As Legal Counsel to the Chief Rabbinate, Rabbi Catane was the highest ranking public official responsible for the legal administration of Jewish religious affairs in Israel. The broad scope of his regulatory mandate included many vital aspects of Jewish religious activity, including marriage, circumcision, burial, and the certification of kosher food. He also regularly advised on questions regarding legal rights, equality, and justice arising under Israel's non-separation model of state and religion. His most recent work focused on exploring and implementing a program that would enable the Chief Rabbinate to maintain its rabbinic authority while still also being a government unit.
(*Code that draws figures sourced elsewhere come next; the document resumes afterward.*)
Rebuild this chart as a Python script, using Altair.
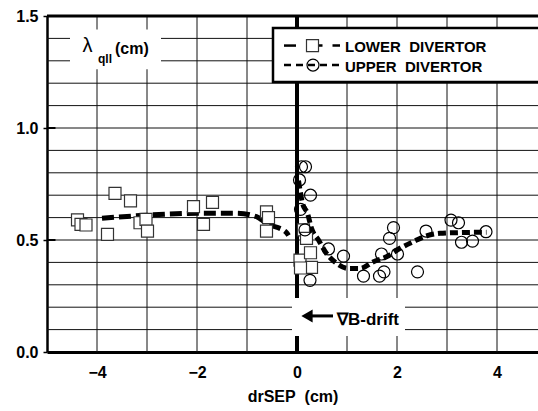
import altair as alt
import pandas as pd

# ---- data ----
lower_x = [-4.39, -4.32, -4.22, -3.79, -3.64, -3.33, -3.14, -3.02, -2.99, -2.07, -1.87, -1.69,
           -0.61, -0.57, -0.61, 0.13, 0.19, 0.06, 0.27, 0.29, 0.07]
lower_y = [0.59, 0.57, 0.567, 0.525, 0.708, 0.675, 0.577, 0.592, 0.54, 0.649, 0.57, 0.668,
           0.626, 0.60, 0.54, 0.545, 0.507, 0.41, 0.443, 0.378, 0.375]

upper_x = [0.09, 0.17, 0.05, 0.27, 0.07, 0.16, 0.63, 0.93, 0.26, 1.33, 1.65, 1.74, 1.69, 1.85,
           1.93, 2.01, 2.41, 2.58, 3.08, 3.23, 3.29, 3.51, 3.78]
upper_y = [0.827, 0.827, 0.768, 0.70, 0.637, 0.545, 0.46, 0.428, 0.32, 0.339, 0.339, 0.358,
           0.4375, 0.507, 0.555, 0.4375, 0.358, 0.54, 0.589, 0.577, 0.49, 0.495, 0.537]

lower_fit_x = [-3.9, -3.14, -1.94, -1.21, -0.81, -0.61, -0.21, -0.17]
lower_fit_y = [0.597, 0.609, 0.619, 0.619, 0.604, 0.574, 0.533, 0.52]

upper_fit_x = [0.03, 0.06, 0.11, 0.21, 0.29, 0.43, 0.59, 0.79, 1.03, 1.26, 1.53, 1.79, 2.06,
               2.33, 2.59, 2.86, 3.26, 3.79]
upper_fit_y = [0.765, 0.723, 0.664, 0.619, 0.552, 0.50, 0.44, 0.396, 0.373, 0.373, 0.403, 0.425,
               0.463, 0.493, 0.518, 0.53, 0.533, 0.535]

x_ticks = [-4, -2, 0, 2, 4]
y_ticks = [0.0, 0.5, 1.0, 1.5]
y_inner_ticks = [0.5, 1.0]
x_grid = [-4, -3, -2, -1, 1, 2, 3, 4]
y_grid = [0.1, 0.2, 0.3, 0.4, 0.5, 0.6, 0.7, 0.8, 0.9, 1.0, 1.1, 1.2, 1.3, 1.4]

FONT = "Liberation Sans"
X_DOMAIN = [-5, 4.82]
Y_DOMAIN = [0, 1.5]

x_axis = alt.Axis(values=x_ticks, format="d", title="drSEP\u00a0 (cm)", grid=False, ticks=False,
                  labelFont=FONT, labelFontSize=16, labelFontWeight="bold", labelColor="black",
                  labelPadding=12, labelFlush=False,
                  titleFont=FONT, titleFontSize=16, titleFontWeight="bold", titleColor="black",
                  titlePadding=8, domainColor="black", domainWidth=3)
y_axis = alt.Axis(values=y_ticks, format=".1f", title=None, grid=False, tickSize=4, tickWidth=1.5,
                  tickColor="black", labelFont=FONT, labelFontSize=16, labelFontWeight="bold",
                  labelColor="black", labelPadding=5, labelFlush=False,
                  domainColor="black", domainWidth=2.5)


def X(field):
    return alt.X(field, type="quantitative", axis=x_axis,
                 scale=alt.Scale(domain=X_DOMAIN, nice=False, zero=False))


def Y(field):
    return alt.Y(field, type="quantitative", axis=y_axis,
                 scale=alt.Scale(domain=Y_DOMAIN, nice=False, zero=False))


# grid
vgrid = alt.Chart(pd.DataFrame({"x": x_grid})).mark_rule(color="#111", strokeWidth=1).encode(x=X("x"))
hgrid = alt.Chart(pd.DataFrame({"y": y_grid})).mark_rule(color="#111", strokeWidth=1).encode(y=Y("y"))
inner_ticks = alt.Chart(pd.DataFrame({"y": y_inner_ticks, "x": [-5, -5], "x2": [-4.83, -4.83]})).mark_rule(
    color="black", strokeWidth=2).encode(x=X("x"), x2="x2", y=Y("y"))
zero_line = alt.Chart(pd.DataFrame({"x": [0]})).mark_rule(color="black", strokeWidth=4).encode(x=X("x"))
top_line = alt.Chart(pd.DataFrame({"y": [1.5]})).mark_rule(color="black", strokeWidth=3).encode(y=Y("y"))

# white boxes behind annotations
boxes = alt.Chart(pd.DataFrame({
    "x": [-4.54, -0.1], "x2": [-2.72, 2.16], "y": [1.44, 0.241], "y2": [1.262, 0.071]
})).mark_rect(fill="white").encode(x=X("x"), x2="x2", y=Y("y"), y2="y2")

lam = alt.Chart(pd.DataFrame({"x": [-4.29], "y": [1.339], "t": ["λ"]})).mark_text(
    align="left", baseline="alphabetic", font=FONT, fontSize=20, color="black"
).encode(x=X("x"), y=Y("y"), text="t")
lam_sub = alt.Chart(pd.DataFrame({"x": [-3.98], "y": [1.29], "t": ["qll"]})).mark_text(
    align="left", baseline="alphabetic", font=FONT, fontSize=12, fontWeight="bold", color="black"
).encode(x=X("x"), y=Y("y"), text="t")
lam_unit = alt.Chart(pd.DataFrame({"x": [-3.64], "y": [1.33], "t": ["(cm)"]})).mark_text(
    align="left", baseline="alphabetic", font=FONT, fontSize=16, fontWeight="bold", color="black"
).encode(x=X("x"), y=Y("y"), text="t")

# grad-B drift arrow
arrow_shaft = alt.Chart(pd.DataFrame({"x": [0.22], "x2": [0.72], "y": [0.161]})).mark_rule(
    color="black", strokeWidth=3).encode(x=X("x"), x2="x2", y=Y("y"))
arrow_head = alt.Chart(pd.DataFrame({"x": [0.2], "y": [0.161]})).mark_point(
    shape="triangle-left", size=170, filled=True, color="black", opacity=1).encode(x=X("x"), y=Y("y"))
drift_text = alt.Chart(pd.DataFrame({"x": [0.8], "y": [0.12], "t": ["∇B-drift"]})).mark_text(
    align="left", baseline="alphabetic", font=FONT, fontSize=17, fontWeight="bold", color="black"
).encode(x=X("x"), y=Y("y"), text="t")

# fitted curves
lower_fit = alt.Chart(pd.DataFrame({"x": lower_fit_x, "y": lower_fit_y})).mark_line(
    color="black", strokeWidth=5, strokeDash=[12, 5], interpolate="monotone"
).encode(x=X("x"), y=Y("y"))
upper_fit = alt.Chart(pd.DataFrame({"x": upper_fit_x, "y": upper_fit_y})).mark_line(
    color="black", strokeWidth=5, strokeDash=[8, 4], interpolate="monotone"
).encode(x=X("x"), y=Y("y"))

# data points
lower_pts = alt.Chart(pd.DataFrame({"x": lower_x, "y": lower_y})).mark_point(
    shape="square", size=144, filled=True, fill="white", stroke="#333", strokeWidth=1.2, opacity=1
).encode(x=X("x"), y=Y("y"))
upper_pts = alt.Chart(pd.DataFrame({"x": upper_x, "y": upper_y})).mark_point(
    shape="circle", size=144, color="black", strokeWidth=1.2, opacity=1
).encode(x=X("x"), y=Y("y"))

# legend
leg_box = alt.Chart(pd.DataFrame({"x": [-0.48], "x2": [5.0], "y": [1.446], "y2": [1.205]})).mark_rect(
    fill="white", stroke="black", strokeWidth=2.5).encode(x=X("x"), x2="x2", y=Y("y"), y2="y2")
leg_solid = alt.Chart(pd.DataFrame({"x": [-0.26], "x2": [-0.02], "y": [1.368]})).mark_rule(
    color="black", strokeWidth=2.5).encode(x=X("x"), x2="x2", y=Y("y"))
leg_dash1 = alt.Chart(pd.DataFrame({"x": [0.31], "x2": [0.86], "y": [1.368]})).mark_rule(
    color="black", strokeWidth=2.5, strokeDash=[10, 10]).encode(x=X("x"), x2="x2", y=Y("y"))
leg_dash2 = alt.Chart(pd.DataFrame({"x": [-0.26], "x2": [0.86], "y": [1.281]})).mark_rule(
    color="black", strokeWidth=2.5, strokeDash=[7, 5]).encode(x=X("x"), x2="x2", y=Y("y"))
leg_sq = alt.Chart(pd.DataFrame({"x": [0.31], "y": [1.368]})).mark_point(
    shape="square", size=144, filled=True, fill="white", stroke="#333", strokeWidth=1.2, opacity=1
).encode(x=X("x"), y=Y("y"))
leg_ci = alt.Chart(pd.DataFrame({"x": [0.32], "y": [1.281]})).mark_point(
    shape="circle", size=144, color="black", strokeWidth=1.2, opacity=1
).encode(x=X("x"), y=Y("y"))
leg_text = alt.Chart(pd.DataFrame({
    "x": [0.96, 0.96], "y": [1.339, 1.25],
    "t": ["LOWER\u00a0 DIVERTOR", "UPPER\u00a0 DIVERTOR"]
})).mark_text(align="left", baseline="alphabetic", font=FONT, fontSize=15, fontWeight="bold",
              color="black").encode(x=X("x"), y=Y("y"), text="t")

chart = alt.layer(
    vgrid, hgrid, inner_ticks, zero_line, top_line, boxes, lam, lam_sub, lam_unit,
    arrow_shaft, arrow_head, drift_text,
    lower_fit, upper_fit, lower_pts, upper_pts,
    leg_box, leg_solid, leg_dash1, leg_dash2, leg_sq, leg_ci, leg_text
).properties(
    width=491, height=336,
    autosize=alt.AutoSizeParams(type="none"),
    padding={"left": 47, "top": 16, "right": 0, "bottom": 59},
    background="white",
).configure_view(stroke=None)

chart.save("out.html", embed_options={"renderer": "svg", "actions": False})
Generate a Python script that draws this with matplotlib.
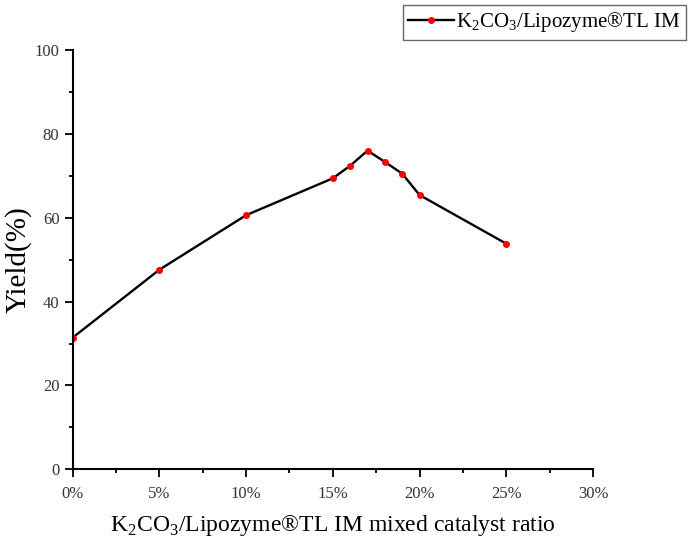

At St. John’s, Rabbi Catane spoke to the Jewish Law seminar students about the origins, powers, and duties of his office, and about some of the legal and political issues that he encountered in his time there. He also commented on the Israeli Supreme Court’s recently activist role in reviewing the legality of the Chief Rabbinate's policies and decisions and thereby limiting the Chief Rabbinate’s authority. Finally, he spoke about the ways in which the Chief Rabbinate’s interpretations of traditional religious texts have also been subjected to increasing scrutiny by the high court.
Before the talk, Professor Sharfman presented Rabbi Catane with a copy of a 1953 letter penned by Israel’s first Chief Rabbi, Rabbi Isaac Halevi Herzog, to Professor Sharfman’s great uncle, Rabbi Harris Swift, acknowledging Rabbi Swift’s “able assistance in the erection of the Supreme Religious Centre in Jerusalem” – known in Hebrew as the Heichal Shlomo building – which housed the offices of the Chief Rabbinate for nearly 50 years.
Reflecting on Rabbi Catane’s visit, Professor Sharfman said: “There is much for American law students to learn from the Israeli approach to permitting religious law to play a role and, indeed, to flourish in the context and under the auspices of a secular state. We at St. John’s are therefore deeply grateful to Rabbi Catane for taking the time and making the effort to meet with our students and share with them his knowledge and experiences from his unique position at the intersection of Jewish and secular law in the State of Israel. It was also a thrill for me personally to learn from and connect with a representative of the Chief Rabbinate and to see how far the institution has come since its early days when my great uncle, Rabbi Harris Swift, helped to establish its physical presence in Jerusalem.”